# 2.1 WSD or 2.1 Pilot WSD???



## rowuhnoke (Mar 7, 2010)

Hi All, although I've done some mountain biking, I'm new to road biking and don't know that I'll be able to tell much on try-out rides. LBS with best reputation stocks mostly Trek - they have a 2010 2.1 in stock which looks like what I'd be interested in. I didn't have time to go through fitting, etc. but plan to do that this week. I looked online and found the Pilot with the more upright seating. I'm not going to be doing any ultra long rides, will be doing some sprint tris, and have a tendency to lower back pain. I'm 5'4", shortwaisted, 135 lbs. Can anyone share their long-term observations on these two bikes? Thanks!


----------



## MarvinK (Feb 12, 2002)

Have your local shop fit you on the 2.1... unless your back problems are substantial and your flexibility is really poor... any issues can likely be addressed with a different stem with a 17 or 24deg rise. If it still feels like you should be more upright, have them order the Pilot.


----------



## Trek2.3 (Sep 13, 2009)

You can put an extension on the 2.1. That's what I did on my 2.3 and I love the more upright position.
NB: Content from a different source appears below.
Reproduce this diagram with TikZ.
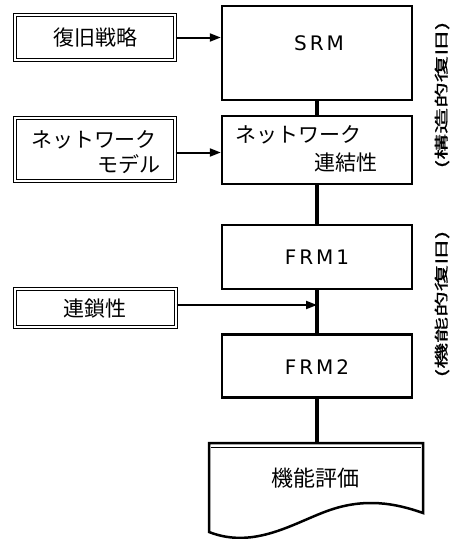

Otherwise the WSD bike is perfect for me (a 5'5" male with shorter legs).


----------



## Trek2.3 (Sep 13, 2009)

You can put a head tube riaser on the 2.1. That's what I did on my 2.3 and I love the more upright position. Otherwise either WSD bike is perfect for me (a 5'5" male with shorter legs).

Remember that the 2009 2.1 has carbon stays.


----------